リーマンショックなどの金融危機で株価が大きく下落したタイミングで株を買った人は、今頃大きな利益で報われていることでしょう。それは誰もリスクの担い手になりたがらなかった状況で、勇気を持ってリスクを取ったからです。高いリスクを負担したご褒美です。正当な報酬です。(ただし、リーマンショックの時は単なる需給問題ではありませんでしたがね。実体経済にも影響して、企業のビジネスにも悪影響を及ぼしました。利益が減少して減配した企業も多くありました。)

高齢者が生活資金を捻出するために株を売却するとしたら、それは完全に需給問題でしかありません。株式の売り圧力が強まるということは、株式会社のリスクの担い手が減少するということであり、株主の希少性が上がるということです。つまり株式のリスクプレミアムが上昇します。歴史的に株式のリスクプレミアムは3%程度ですが、それが3.5%か4%に上昇するかもしれません。

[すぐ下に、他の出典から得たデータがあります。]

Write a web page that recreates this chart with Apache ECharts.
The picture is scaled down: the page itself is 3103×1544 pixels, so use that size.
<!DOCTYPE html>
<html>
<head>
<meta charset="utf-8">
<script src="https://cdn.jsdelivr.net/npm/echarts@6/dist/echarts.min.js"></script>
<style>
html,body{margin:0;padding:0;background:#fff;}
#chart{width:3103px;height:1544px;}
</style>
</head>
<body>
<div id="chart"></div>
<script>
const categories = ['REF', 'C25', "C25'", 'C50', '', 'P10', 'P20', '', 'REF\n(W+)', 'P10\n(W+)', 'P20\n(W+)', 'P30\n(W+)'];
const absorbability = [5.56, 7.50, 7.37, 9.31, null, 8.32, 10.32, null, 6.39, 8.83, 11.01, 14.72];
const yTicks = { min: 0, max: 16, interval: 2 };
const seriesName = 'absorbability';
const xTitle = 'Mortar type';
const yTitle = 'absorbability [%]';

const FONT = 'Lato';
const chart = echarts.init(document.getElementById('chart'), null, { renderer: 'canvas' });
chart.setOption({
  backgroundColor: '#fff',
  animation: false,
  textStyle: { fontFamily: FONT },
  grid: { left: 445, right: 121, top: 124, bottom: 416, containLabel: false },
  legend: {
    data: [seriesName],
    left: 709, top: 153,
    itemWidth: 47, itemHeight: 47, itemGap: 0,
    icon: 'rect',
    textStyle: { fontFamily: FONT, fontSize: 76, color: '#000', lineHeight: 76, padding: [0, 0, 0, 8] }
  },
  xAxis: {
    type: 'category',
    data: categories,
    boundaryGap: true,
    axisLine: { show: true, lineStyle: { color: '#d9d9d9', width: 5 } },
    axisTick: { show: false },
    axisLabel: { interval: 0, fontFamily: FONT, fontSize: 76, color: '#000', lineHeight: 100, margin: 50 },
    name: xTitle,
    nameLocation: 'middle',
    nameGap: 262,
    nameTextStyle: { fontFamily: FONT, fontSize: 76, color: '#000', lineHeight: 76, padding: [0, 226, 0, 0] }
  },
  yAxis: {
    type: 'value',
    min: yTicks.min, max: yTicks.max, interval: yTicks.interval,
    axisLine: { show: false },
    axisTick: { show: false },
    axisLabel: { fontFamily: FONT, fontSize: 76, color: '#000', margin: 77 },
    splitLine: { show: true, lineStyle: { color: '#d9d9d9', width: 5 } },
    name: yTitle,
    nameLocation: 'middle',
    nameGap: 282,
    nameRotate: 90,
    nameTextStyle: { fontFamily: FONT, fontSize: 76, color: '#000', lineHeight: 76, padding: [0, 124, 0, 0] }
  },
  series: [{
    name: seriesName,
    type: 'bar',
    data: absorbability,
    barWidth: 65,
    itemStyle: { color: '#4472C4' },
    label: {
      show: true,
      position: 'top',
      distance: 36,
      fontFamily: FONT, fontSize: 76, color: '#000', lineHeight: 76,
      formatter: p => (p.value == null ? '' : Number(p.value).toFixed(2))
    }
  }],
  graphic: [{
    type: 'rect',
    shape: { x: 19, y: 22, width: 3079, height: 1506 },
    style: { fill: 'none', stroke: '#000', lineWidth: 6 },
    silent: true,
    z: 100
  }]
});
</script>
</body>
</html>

それはチャンスですよ。リスクプレミアムこそが私たちの報酬なのですから。そうやって株主が減って、株式の希少性が高まるときに投資するということは、高いリスクをテイクするということと同義です。そして、そのリスクが株式リターンの源泉です。

ちょっと表現が抽象的過ぎたかもしれません。わかりづらかったら申し訳なかったです。

言いたいことをまとめると、こんな感じです。
・高齢者が生活費補填のために株を売ったところで企業のビジネスに何ら影響を与えることはない。

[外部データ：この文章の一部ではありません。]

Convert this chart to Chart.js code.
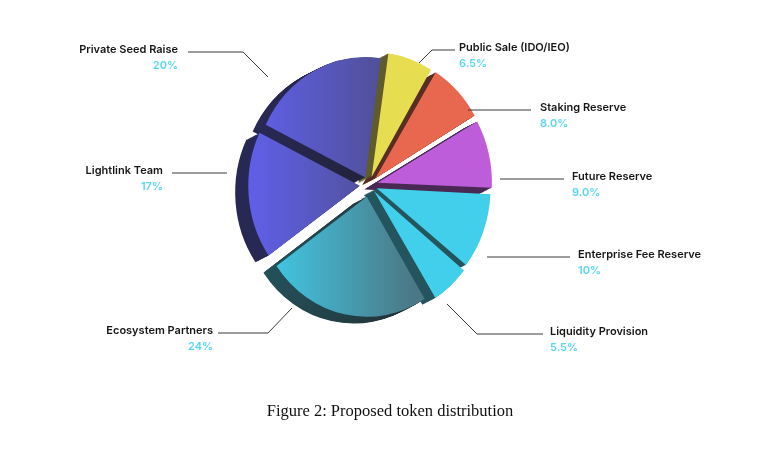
<!DOCTYPE html>
<html>
<head>
<meta charset="utf-8">
<script src="https://cdn.jsdelivr.net/npm/chart.js@4.4.1/dist/chart.umd.min.js"></script>
<style>
html, body { margin: 0; padding: 0; background: #fff; }
#wrap { position: relative; width: 773px; height: 456px; }
#caption { position: absolute; left: 0; width: 780px; top: 401px; text-align: center;
  font-family: 'Liberation Serif', serif; font-size: 16.5px; color: #111; }
</style>
</head>
<body>
<div id="wrap">
  <canvas id="myChart" width="773" height="456"></canvas>
  <div id="caption">Figure 2: Proposed token distribution</div>
</div>
<script>
// slices, clockwise from the top
var Labels = ['Public Sale (IDO/IEO)', 'Staking Reserve', 'Future Reserve', 'Enterprise Fee Reserve',
              'Liquidity Provision', 'Ecosystem Partners', 'Lightlink Team', 'Private Seed Raise'];
var Shares = [6.5, 8.0, 9.0, 10, 5.5, 24, 17, 20];
var ShareText = ['6.5%', '8.0%', '9.0%', '10%', '5.5%', '24%', '17%', '20%'];

// styles
var Colors = ['#e6dd50', '#e8684f', '#bd5dda', '#42cfeb', '#42cfeb',
              ['#40cdea', '#4b7886'], ['#5f5fe6', '#4d4c86'], ['#5f5fe6', '#4d4c86']];
var Offsets = [34, 38, 38, 36, 34, 48, 40, 34];

// label placement: text anchor, alignment, leader line
var LabelLayout = [
  { x: 459, y: 50, align: 'left', line: [[455, 50], [432, 50], [419, 63]] },
  { x: 540, y: 110, align: 'left', line: [[531, 110], [468, 110]] },
  { x: 572, y: 179, align: 'left', line: [[564, 179], [500, 179]] },
  { x: 578, y: 257, align: 'left', line: [[570, 257], [487, 257]] },
  { x: 550, y: 334, align: 'left', line: [[543, 334], [477, 334], [447, 304]] },
  { x: 213, y: 333, align: 'right', line: [[218, 333], [268, 333], [292, 308]] },
  { x: 163, y: 173, align: 'right', line: [[172, 173], [227, 173]] },
  { x: 178, y: 52, align: 'right', line: [[188, 52], [243, 52], [268, 77]] }
];

// squash the pie a little and give it a dark extruded side
var tiltPlugin = {
  id: 'tilt',
  beforeDatasetsDraw: function(chart) {
    var ctx = chart.ctx;
    var a = chart.chartArea;
    var cx = (a.left + a.right) / 2, cy = (a.top + a.bottom) / 2;
    var arcs = chart.getDatasetMeta(0).data;
    ctx.save();
    ctx.translate(cx, cy);
    ctx.scale(0.92, 1);
    ctx.translate(-cx, -cy);
    ctx.save();
    ctx.filter = 'brightness(0.42) saturate(0.8)';
    for (var k = 15; k >= 1; k--) {
      ctx.save();
      ctx.translate(-k * 0.95, k * 0.45);
      arcs.forEach(function(el) { el.draw(ctx, a); });
      ctx.restore();
    }
    ctx.restore();
  },
  afterDatasetsDraw: function(chart) {
    chart.ctx.restore();
  }
};

var labelPlugin = {
  id: 'sliceLabels',
  afterDraw: function(chart) {
    var ctx = chart.ctx;
    ctx.save();
    LabelLayout.forEach(function(l, i) {
      ctx.beginPath();
      ctx.moveTo(l.line[0][0], l.line[0][1]);
      for (var j = 1; j < l.line.length; j++) ctx.lineTo(l.line[j][0], l.line[j][1]);
      ctx.strokeStyle = '#3a3a3a';
      ctx.lineWidth = 1;
      ctx.stroke();
      ctx.textAlign = l.align;
      ctx.textBaseline = 'alphabetic';
      ctx.font = '600 11px Inter';
      ctx.fillStyle = '#161616';
      ctx.fillText(Labels[i], l.x, l.y + 1);
      ctx.fillStyle = '#58d6f1';
      ctx.fillText(ShareText[i], l.x, l.y + 17);
    });
    ctx.restore();
  }
};

var ctx = document.getElementById('myChart');

var myChart = new Chart(ctx, {
  type: 'pie',
  data: {
    labels: Labels,
    datasets: [{
      data: Shares,
      backgroundColor: function(c) {
        var col = Colors[c.dataIndex];
        if (!Array.isArray(col)) return col;
        var area = c.chart.chartArea;
        if (!area) return col[0];
        var cx = (area.left + area.right) / 2;
        var g = c.chart.ctx.createLinearGradient(cx - 115, 0, cx + 50, 0);
        g.addColorStop(0, col[0]);
        g.addColorStop(1, col[1]);
        return g;
      },
      borderWidth: 0,
      offset: Offsets
    }]
  },
  options: {
    responsive: false,
    animation: false,
    events: [],
    rotation: 8,
    radius: 120,
    layout: { padding: { left: 107, right: 142, top: 40, bottom: 126 } },
    plugins: {
      legend: { display: false },
      tooltip: { enabled: false }
    }
  },
  plugins: [tiltPlugin, labelPlugin]
});
</script>
</body>
</html>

・私たち長期投資家のリターンは企業のビジネス結果に依存する

・企業のビジネス(業績)に影響がないなら、私たち長期投資家のリターンに悪影響はない。むしろ、株価が割安になって追加投資分の期待リターンが高くなる。

高齢化によって私たちの株式リターンが悪化するなんてことはありません。

 

とは言え・・

最後にちょっと補足です。

長期投資リターンは企業がいかに稼いで株主に還元するかで決まると言いました。株価変動は関係ないと言いました。これは正確ではありません。実際には株価変動も投資リターンに影響します。

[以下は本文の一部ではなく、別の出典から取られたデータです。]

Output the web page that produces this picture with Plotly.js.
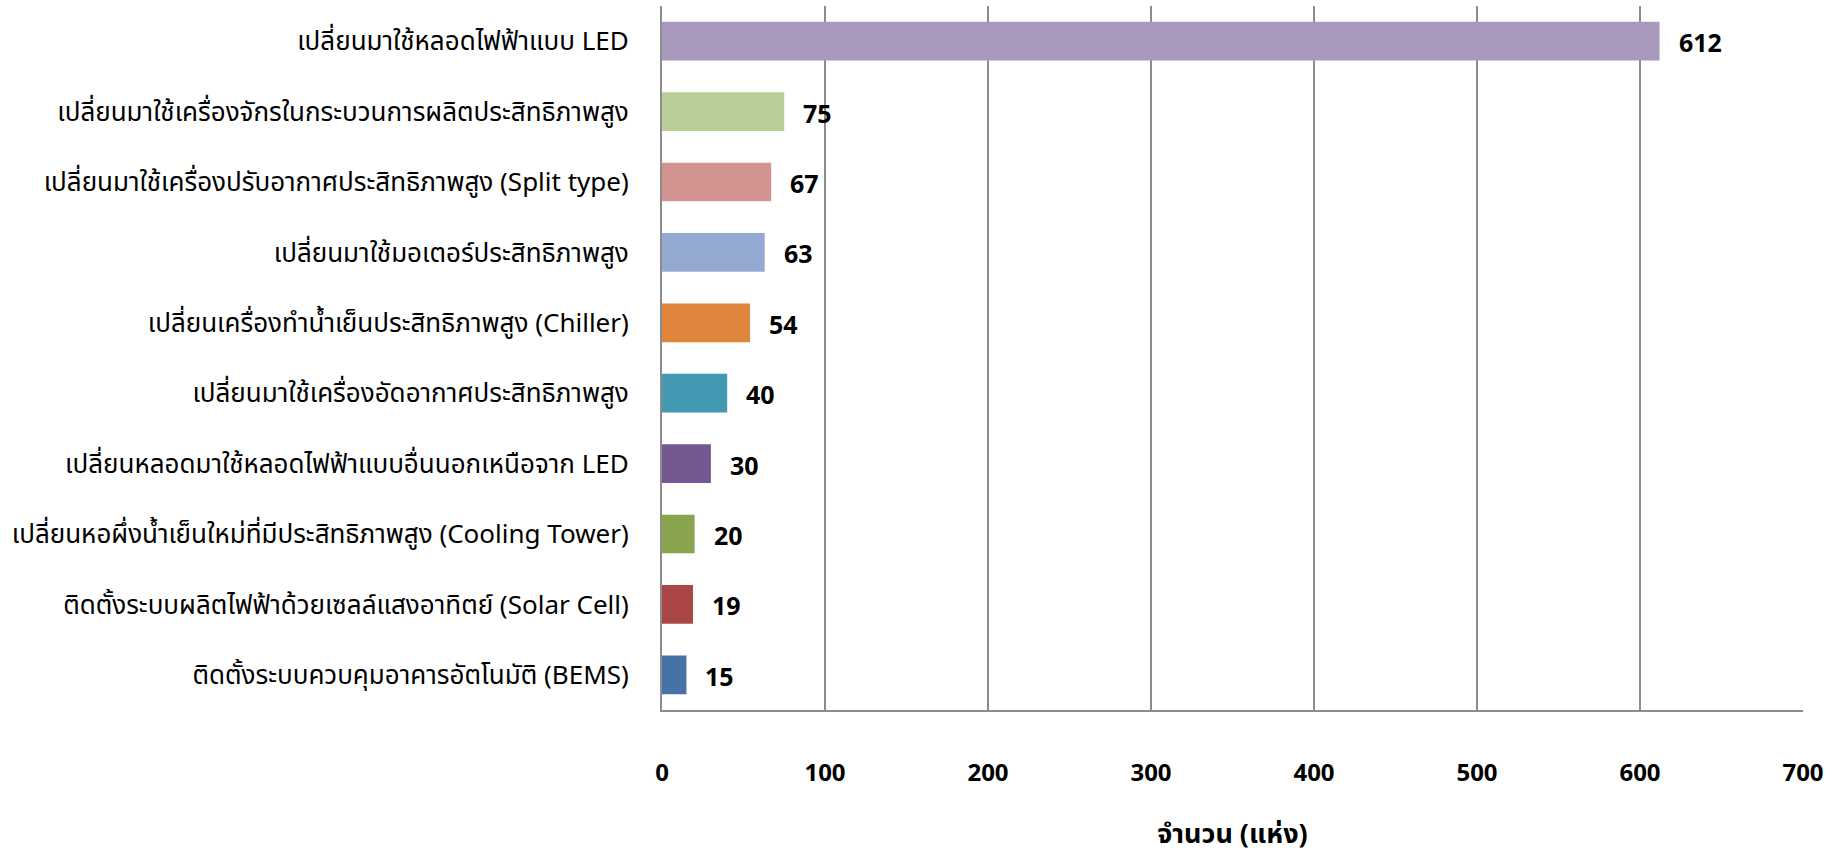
<!DOCTYPE html>
<html>
<head>
<meta charset="utf-8">
<script src="https://cdn.plot.ly/plotly-3.0.1.min.js"></script>
<style>
html, body { margin: 0; padding: 0; background: #ffffff; }
#chart { width: 1839px; height: 855px; }
</style>
</head>
<body>
<div id="chart"></div>
<script>
const categories = [
  "เปลี่ยนมาใช้หลอดไฟฟ้าแบบ LED",
  "เปลี่ยนมาใช้เครื่องจักรในกระบวนการผลิตประสิทธิภาพสูง",
  "เปลี่ยนมาใช้เครื่องปรับอากาศประสิทธิภาพสูง (Split type)",
  "เปลี่ยนมาใช้มอเตอร์ประสิทธิภาพสูง",
  "เปลี่ยนเครื่องทำน้ำเย็นประสิทธิภาพสูง (Chiller)",
  "เปลี่ยนมาใช้เครื่องอัดอากาศประสิทธิภาพสูง",
  "เปลี่ยนหลอดมาใช้หลอดไฟฟ้าแบบอื่นนอกเหนือจาก LED",
  "เปลี่ยนหอผึ่งน้ำเย็นใหม่ที่มีประสิทธิภาพสูง (Cooling Tower)",
  "ติดตั้งระบบผลิตไฟฟ้าด้วยเซลล์แสงอาทิตย์ (Solar Cell)",
  "ติดตั้งระบบควบคุมอาคารอัตโนมัติ (BEMS)"
];
const values = [612, 75, 67, 63, 54, 40, 30, 20, 19, 15];
const barColors = ["#A99ABD", "#BACF98", "#D39391", "#94AAD2", "#DF853C", "#4399B1", "#735892", "#88A44D", "#AA4744", "#4672A8"];
const xTickValues = [0, 100, 200, 300, 400, 500, 600, 700];
const xTitle = "จำนวน (แห่ง)";

const thaiFont = "Tahoma, 'Noto Sans Thai', 'Noto Sans Thai UI', 'Loma', 'Garuda', 'Noto Sans', sans-serif";

const trace = {
  type: "bar",
  orientation: "h",
  x: values,
  y: categories,
  marker: { color: barColors, line: { width: 0 } },
  width: 0.55,
  hoverinfo: "x+y"
};

const annotations = values.map((v, i) => ({
  x: v,
  y: categories[i],
  xref: "x",
  yref: "y",
  text: String(v),
  showarrow: false,
  xanchor: "left",
  yanchor: "middle",
  xshift: 17,
  yshift: -3,
  font: { family: thaiFont, size: 25, color: "#000000", weight: "bold" }
}));

const layout = {
  width: 1839,
  height: 855,
  paper_bgcolor: "#ffffff",
  plot_bgcolor: "#ffffff",
  margin: { l: 662, r: 36, t: 6, b: 145 },
  showlegend: false,
  bargap: 0.45,
  xaxis: {
    range: [0, 700],
    tickvals: xTickValues,
    ticktext: xTickValues.map(String),
    showgrid: true,
    gridcolor: "#8c8c8c",
    gridwidth: 1.5,
    zeroline: false,
    showline: true,
    linecolor: "#8c8c8c",
    linewidth: 2,
    ticks: "",
    ticklabelstandoff: 40,
    tickfont: { family: thaiFont, size: 24, color: "#000000", weight: "bold" },
    title: {
      text: xTitle,
      font: { family: thaiFont, size: 27, color: "#000000", weight: "bold" },
      standoff: 34
    },
    fixedrange: true
  },
  yaxis: {
    type: "category",
    categoryorder: "array",
    categoryarray: categories,
    autorange: "reversed",
    showgrid: false,
    zeroline: false,
    showline: true,
    linecolor: "#8c8c8c",
    linewidth: 2,
    ticks: "",
    ticklabelstandoff: 26,
    tickfont: { family: thaiFont, size: 26, color: "#000000" },
    fixedrange: true
  },
  annotations: annotations
};

Plotly.newPlot("chart", [trace], layout, { displayModeBar: false, staticPlot: true });
</script>
</body>
</html>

と言うのも、私たちの投資期間は永久ではなくいつか株を売却するのが普通だからです。長期投資リターンは企業のビジネスの結果のみによって決まるという理屈は、投資期間が永久であればその通りです。でも、それは非現実的です。

バフェットは「我々は永遠に株を保有し続けることを好む。」と言ってます。が、もちろんそれは無理であって、ケインズが「長期的には、われわれはみんな死んでいる」と言った通りです。

本当の永久保有なんて無理です。いつかは株を売って投資をExitするならば、株の需給は投資リターンに影響を与えます。株の需要が減って株価が下がっているときに株を売却せねばならないとしたら、それはリターン悪化要因です。

長期投資家と言えども、いつかは株を売るとなると株価と完全に無縁でいることは不可能です。最後は株価と対峙しなくてはなりません。ただ、保有期間が長期になればなるほど売却時の株価変動が総累計リターンに及ぼす影響は小さくなっていきます。

株を保有している間は企業の実態だけを見ておけばいいです。つまり株価ではなく、決算や配当に注目するということです。でも最後の最後は株の需給も気にする必要がありますね。出口戦略って難しい問題です。ここも時間分散して徐々に売却していくことが有効かもしれません。まだ31歳の私は出口戦略まで具体的にイメージしていないのが本音です。